Recorded data —
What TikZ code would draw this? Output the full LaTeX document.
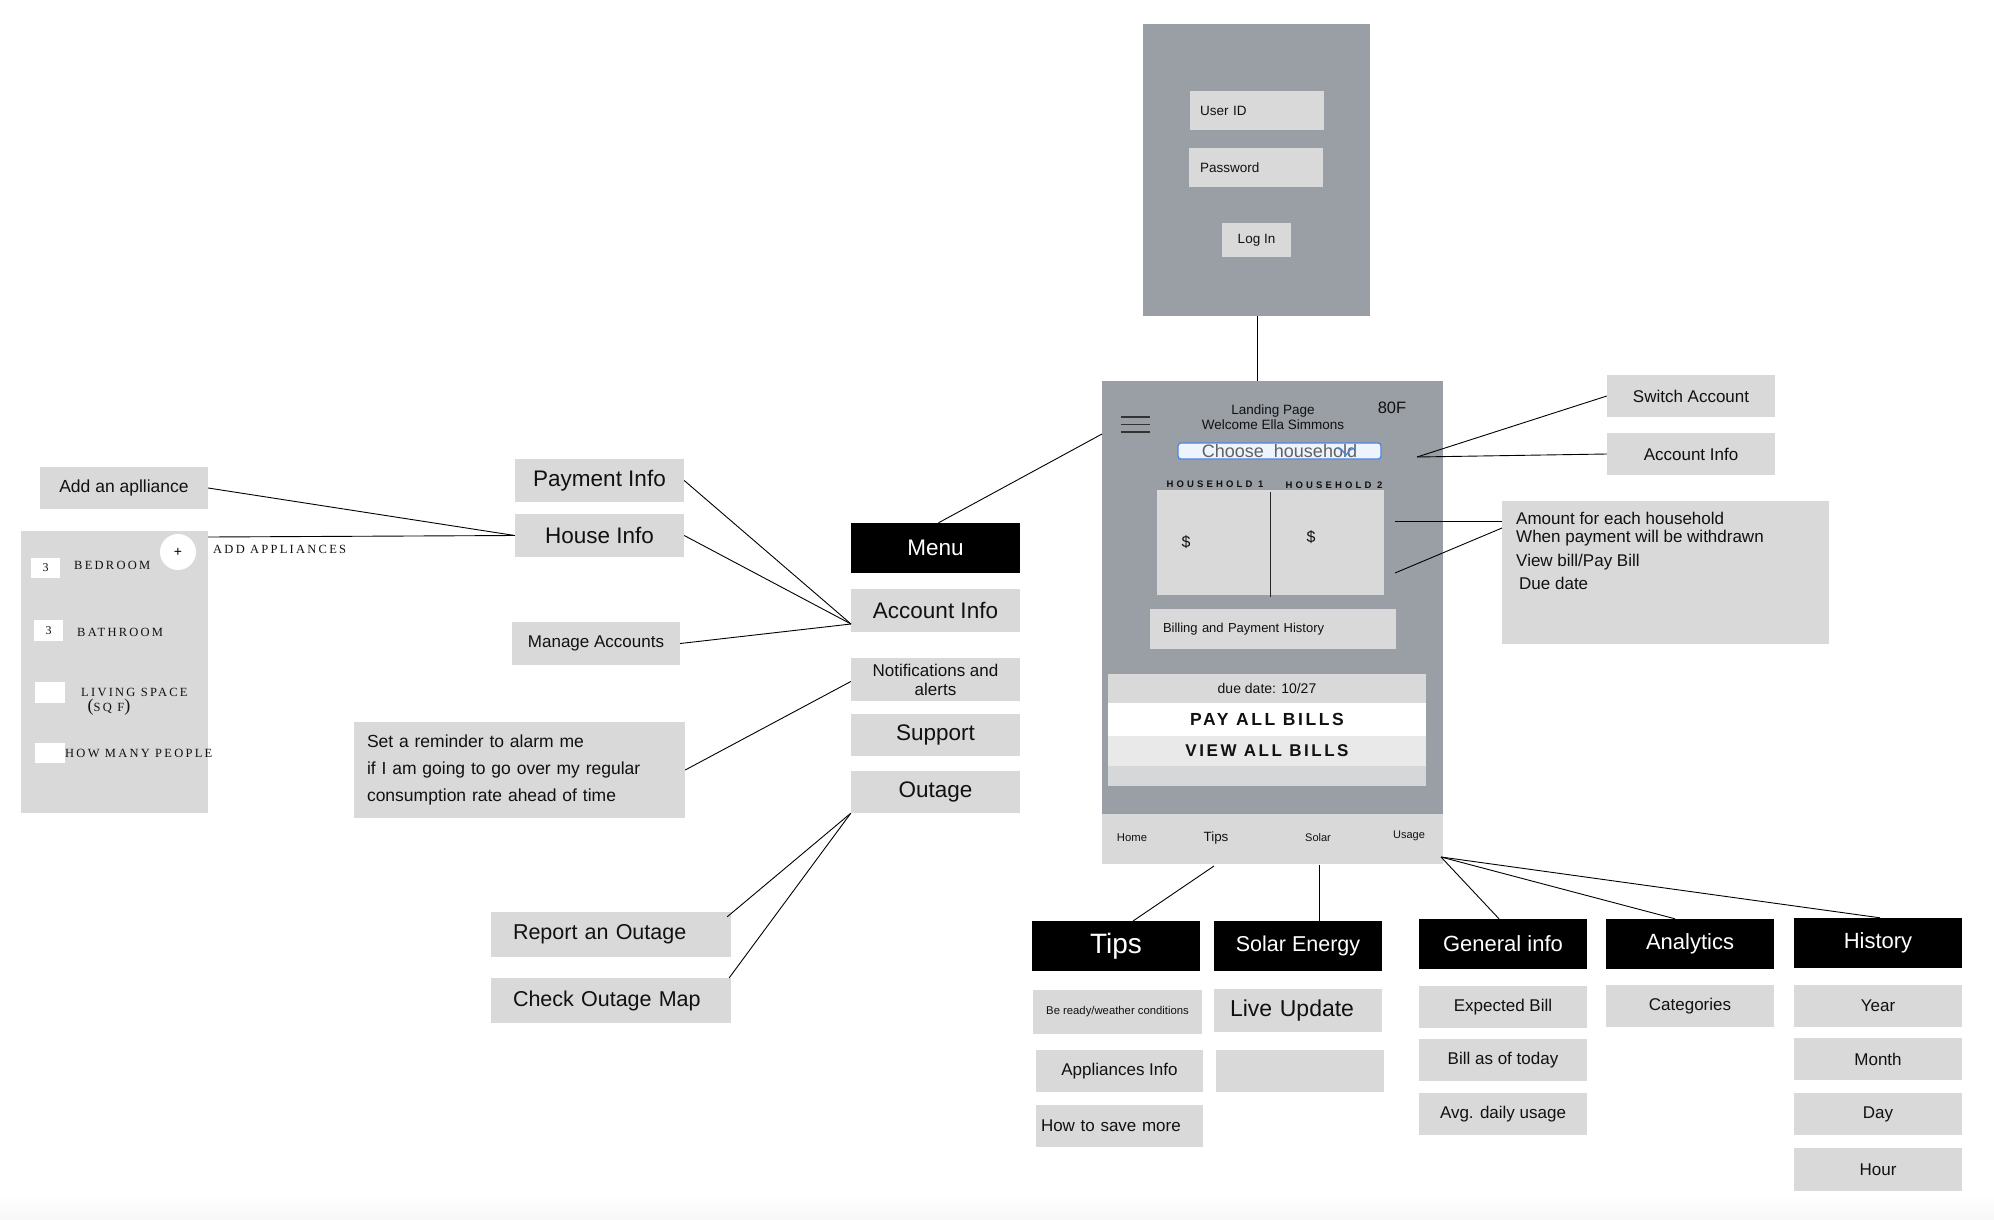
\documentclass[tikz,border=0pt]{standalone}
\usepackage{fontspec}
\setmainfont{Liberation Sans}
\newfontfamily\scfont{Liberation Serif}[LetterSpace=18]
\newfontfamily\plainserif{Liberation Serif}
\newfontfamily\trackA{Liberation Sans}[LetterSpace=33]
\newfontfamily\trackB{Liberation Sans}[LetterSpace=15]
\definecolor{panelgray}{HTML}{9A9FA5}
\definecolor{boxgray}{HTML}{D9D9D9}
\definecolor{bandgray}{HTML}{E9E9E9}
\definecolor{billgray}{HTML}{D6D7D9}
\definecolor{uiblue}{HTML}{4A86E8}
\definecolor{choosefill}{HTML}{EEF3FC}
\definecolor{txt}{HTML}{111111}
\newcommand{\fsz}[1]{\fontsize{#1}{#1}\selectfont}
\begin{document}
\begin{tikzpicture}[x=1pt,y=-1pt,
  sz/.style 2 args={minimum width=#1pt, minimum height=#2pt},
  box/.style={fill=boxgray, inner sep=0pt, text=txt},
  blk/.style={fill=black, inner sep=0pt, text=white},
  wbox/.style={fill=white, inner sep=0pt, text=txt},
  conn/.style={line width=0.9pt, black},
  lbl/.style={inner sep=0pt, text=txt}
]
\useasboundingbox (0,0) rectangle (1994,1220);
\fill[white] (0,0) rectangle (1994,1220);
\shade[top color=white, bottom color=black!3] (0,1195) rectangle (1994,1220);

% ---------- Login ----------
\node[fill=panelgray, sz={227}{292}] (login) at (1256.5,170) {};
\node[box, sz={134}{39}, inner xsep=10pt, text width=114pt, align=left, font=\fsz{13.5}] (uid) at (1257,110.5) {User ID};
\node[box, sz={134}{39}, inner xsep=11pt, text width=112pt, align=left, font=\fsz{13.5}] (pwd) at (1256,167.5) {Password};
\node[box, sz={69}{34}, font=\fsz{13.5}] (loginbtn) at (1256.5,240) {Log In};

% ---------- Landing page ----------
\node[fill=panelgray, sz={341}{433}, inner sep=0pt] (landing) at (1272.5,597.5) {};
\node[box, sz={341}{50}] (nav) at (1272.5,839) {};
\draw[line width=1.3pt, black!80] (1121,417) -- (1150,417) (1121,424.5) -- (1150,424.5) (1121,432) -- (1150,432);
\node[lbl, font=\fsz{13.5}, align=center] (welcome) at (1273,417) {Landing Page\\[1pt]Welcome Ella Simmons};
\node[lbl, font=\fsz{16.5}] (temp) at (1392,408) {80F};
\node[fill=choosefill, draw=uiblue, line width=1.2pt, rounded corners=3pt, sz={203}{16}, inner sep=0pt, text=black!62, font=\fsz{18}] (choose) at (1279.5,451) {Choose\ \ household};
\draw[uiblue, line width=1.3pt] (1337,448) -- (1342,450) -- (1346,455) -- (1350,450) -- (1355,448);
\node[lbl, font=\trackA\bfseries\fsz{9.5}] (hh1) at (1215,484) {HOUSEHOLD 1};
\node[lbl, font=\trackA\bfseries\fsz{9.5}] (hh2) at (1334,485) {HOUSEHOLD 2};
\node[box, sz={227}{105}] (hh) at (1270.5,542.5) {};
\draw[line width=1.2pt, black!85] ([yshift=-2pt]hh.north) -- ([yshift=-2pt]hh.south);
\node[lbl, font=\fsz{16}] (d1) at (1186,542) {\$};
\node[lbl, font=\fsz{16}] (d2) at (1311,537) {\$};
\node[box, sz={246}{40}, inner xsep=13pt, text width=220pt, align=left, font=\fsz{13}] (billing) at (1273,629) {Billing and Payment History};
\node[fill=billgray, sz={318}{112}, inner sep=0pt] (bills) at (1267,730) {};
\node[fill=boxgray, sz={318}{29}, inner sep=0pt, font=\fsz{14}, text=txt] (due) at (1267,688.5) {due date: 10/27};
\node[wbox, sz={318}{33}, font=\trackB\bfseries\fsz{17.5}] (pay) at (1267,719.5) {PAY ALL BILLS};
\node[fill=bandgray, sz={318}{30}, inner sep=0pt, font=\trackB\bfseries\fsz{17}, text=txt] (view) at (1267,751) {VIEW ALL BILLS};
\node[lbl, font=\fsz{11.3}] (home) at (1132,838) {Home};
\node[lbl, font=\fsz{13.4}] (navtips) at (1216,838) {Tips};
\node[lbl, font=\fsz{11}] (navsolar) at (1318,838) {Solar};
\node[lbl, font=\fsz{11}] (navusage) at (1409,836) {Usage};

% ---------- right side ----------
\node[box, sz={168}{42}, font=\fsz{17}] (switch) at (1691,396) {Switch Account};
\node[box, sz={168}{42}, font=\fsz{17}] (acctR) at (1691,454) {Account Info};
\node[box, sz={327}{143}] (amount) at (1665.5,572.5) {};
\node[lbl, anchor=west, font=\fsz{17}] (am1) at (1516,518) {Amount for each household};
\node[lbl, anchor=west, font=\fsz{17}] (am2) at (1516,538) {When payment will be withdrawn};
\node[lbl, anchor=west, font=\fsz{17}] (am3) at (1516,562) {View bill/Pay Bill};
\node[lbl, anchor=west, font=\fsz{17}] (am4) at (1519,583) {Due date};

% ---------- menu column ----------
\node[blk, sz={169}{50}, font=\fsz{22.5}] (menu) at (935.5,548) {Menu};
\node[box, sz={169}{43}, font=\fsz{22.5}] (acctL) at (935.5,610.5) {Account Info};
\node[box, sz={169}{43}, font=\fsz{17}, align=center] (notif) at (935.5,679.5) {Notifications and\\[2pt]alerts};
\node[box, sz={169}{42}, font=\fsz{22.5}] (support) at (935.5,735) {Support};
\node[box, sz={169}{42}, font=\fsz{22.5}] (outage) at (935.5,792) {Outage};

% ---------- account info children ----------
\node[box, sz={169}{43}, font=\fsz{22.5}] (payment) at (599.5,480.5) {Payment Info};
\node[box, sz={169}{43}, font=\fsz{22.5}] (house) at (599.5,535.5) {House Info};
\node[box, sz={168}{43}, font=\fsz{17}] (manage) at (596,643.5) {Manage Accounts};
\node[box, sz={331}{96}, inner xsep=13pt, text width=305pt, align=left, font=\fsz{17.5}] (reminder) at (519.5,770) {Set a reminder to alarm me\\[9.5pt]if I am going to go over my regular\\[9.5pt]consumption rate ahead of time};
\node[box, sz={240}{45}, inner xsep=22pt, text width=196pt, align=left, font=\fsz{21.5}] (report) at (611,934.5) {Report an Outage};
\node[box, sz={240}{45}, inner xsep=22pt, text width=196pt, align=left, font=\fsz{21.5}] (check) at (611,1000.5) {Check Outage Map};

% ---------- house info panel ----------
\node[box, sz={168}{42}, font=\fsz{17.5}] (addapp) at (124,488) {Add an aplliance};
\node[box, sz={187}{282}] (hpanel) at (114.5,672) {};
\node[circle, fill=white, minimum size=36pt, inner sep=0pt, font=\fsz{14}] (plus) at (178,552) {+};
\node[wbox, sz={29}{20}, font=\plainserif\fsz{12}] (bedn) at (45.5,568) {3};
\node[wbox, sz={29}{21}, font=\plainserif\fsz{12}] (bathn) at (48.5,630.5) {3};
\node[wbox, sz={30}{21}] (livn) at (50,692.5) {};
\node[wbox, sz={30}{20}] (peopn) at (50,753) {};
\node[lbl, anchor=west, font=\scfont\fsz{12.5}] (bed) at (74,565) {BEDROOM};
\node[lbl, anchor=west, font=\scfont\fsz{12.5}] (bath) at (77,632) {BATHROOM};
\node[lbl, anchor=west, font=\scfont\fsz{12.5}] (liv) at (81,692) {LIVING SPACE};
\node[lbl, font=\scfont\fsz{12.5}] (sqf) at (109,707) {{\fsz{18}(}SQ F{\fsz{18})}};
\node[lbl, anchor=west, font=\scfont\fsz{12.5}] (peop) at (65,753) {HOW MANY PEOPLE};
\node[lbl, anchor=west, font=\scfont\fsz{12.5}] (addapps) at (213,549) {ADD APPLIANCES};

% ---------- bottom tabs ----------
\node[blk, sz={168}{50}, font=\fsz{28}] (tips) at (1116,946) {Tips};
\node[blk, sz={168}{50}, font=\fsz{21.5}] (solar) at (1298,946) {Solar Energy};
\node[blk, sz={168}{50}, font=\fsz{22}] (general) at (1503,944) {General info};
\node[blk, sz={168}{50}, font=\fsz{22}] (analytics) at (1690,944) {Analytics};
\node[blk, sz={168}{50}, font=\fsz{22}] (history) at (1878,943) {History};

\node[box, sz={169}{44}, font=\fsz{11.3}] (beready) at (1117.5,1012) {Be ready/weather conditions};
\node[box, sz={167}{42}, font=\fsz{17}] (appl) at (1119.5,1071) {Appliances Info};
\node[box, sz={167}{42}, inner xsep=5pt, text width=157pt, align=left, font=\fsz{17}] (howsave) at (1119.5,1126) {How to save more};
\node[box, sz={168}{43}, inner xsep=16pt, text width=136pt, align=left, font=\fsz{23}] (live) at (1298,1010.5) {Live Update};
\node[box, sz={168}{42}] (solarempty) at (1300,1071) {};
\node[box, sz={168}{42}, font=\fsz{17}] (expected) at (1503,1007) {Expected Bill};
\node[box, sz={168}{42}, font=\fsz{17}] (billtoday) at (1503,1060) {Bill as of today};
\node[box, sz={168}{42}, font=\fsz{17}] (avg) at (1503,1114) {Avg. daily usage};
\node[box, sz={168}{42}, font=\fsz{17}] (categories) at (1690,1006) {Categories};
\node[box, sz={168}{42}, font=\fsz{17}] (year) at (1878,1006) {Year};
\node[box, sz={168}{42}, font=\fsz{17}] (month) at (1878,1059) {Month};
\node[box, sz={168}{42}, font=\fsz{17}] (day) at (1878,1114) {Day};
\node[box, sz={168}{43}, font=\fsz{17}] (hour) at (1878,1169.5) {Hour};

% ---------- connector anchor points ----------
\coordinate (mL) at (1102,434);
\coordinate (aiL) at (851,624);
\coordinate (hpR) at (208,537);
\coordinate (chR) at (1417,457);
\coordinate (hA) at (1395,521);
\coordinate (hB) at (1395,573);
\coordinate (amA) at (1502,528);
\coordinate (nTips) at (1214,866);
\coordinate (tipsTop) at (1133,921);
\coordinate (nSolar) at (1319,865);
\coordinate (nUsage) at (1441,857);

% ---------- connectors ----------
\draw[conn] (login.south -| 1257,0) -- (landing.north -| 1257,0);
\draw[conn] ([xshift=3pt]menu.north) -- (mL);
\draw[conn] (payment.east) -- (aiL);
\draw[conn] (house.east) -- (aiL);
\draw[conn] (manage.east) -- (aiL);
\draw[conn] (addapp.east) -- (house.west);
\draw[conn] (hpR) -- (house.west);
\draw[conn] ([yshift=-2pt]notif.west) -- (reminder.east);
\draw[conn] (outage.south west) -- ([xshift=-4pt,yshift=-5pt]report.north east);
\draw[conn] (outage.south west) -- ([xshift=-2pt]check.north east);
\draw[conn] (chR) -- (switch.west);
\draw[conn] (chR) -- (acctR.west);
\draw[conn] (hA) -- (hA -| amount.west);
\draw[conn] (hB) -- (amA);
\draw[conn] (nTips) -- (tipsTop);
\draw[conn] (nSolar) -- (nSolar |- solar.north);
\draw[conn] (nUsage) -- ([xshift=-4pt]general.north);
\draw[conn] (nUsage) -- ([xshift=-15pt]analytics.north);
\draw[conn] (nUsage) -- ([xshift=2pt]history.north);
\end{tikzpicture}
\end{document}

Given exercise —
Your task is to reproduce exactly the lines from the start of the data above through the line containing "(loginbtn) at (1256.5,240)", leaving every picture out.

Expected answer —
What TikZ code would draw this? Output the full LaTeX document.
\documentclass[tikz,border=0pt]{standalone}
\usepackage{fontspec}
\setmainfont{Liberation Sans}
\newfontfamily\scfont{Liberation Serif}[LetterSpace=18]
\newfontfamily\plainserif{Liberation Serif}
\newfontfamily\trackA{Liberation Sans}[LetterSpace=33]
\newfontfamily\trackB{Liberation Sans}[LetterSpace=15]
\definecolor{panelgray}{HTML}{9A9FA5}
\definecolor{boxgray}{HTML}{D9D9D9}
\definecolor{bandgray}{HTML}{E9E9E9}
\definecolor{billgray}{HTML}{D6D7D9}
\definecolor{uiblue}{HTML}{4A86E8}
\definecolor{choosefill}{HTML}{EEF3FC}
\definecolor{txt}{HTML}{111111}
\newcommand{\fsz}[1]{\fontsize{#1}{#1}\selectfont}
\begin{document}
\begin{tikzpicture}[x=1pt,y=-1pt,
  sz/.style 2 args={minimum width=#1pt, minimum height=#2pt},
  box/.style={fill=boxgray, inner sep=0pt, text=txt},
  blk/.style={fill=black, inner sep=0pt, text=white},
  wbox/.style={fill=white, inner sep=0pt, text=txt},
  conn/.style={line width=0.9pt, black},
  lbl/.style={inner sep=0pt, text=txt}
]
\useasboundingbox (0,0) rectangle (1994,1220);
\fill[white] (0,0) rectangle (1994,1220);
\shade[top color=white, bottom color=black!3] (0,1195) rectangle (1994,1220);

% ---------- Login ----------
\node[fill=panelgray, sz={227}{292}] (login) at (1256.5,170) {};
\node[box, sz={134}{39}, inner xsep=10pt, text width=114pt, align=left, font=\fsz{13.5}] (uid) at (1257,110.5) {User ID};
\node[box, sz={134}{39}, inner xsep=11pt, text width=112pt, align=left, font=\fsz{13.5}] (pwd) at (1256,167.5) {Password};
\node[box, sz={69}{34}, font=\fsz{13.5}] (loginbtn) at (1256.5,240) {Log In};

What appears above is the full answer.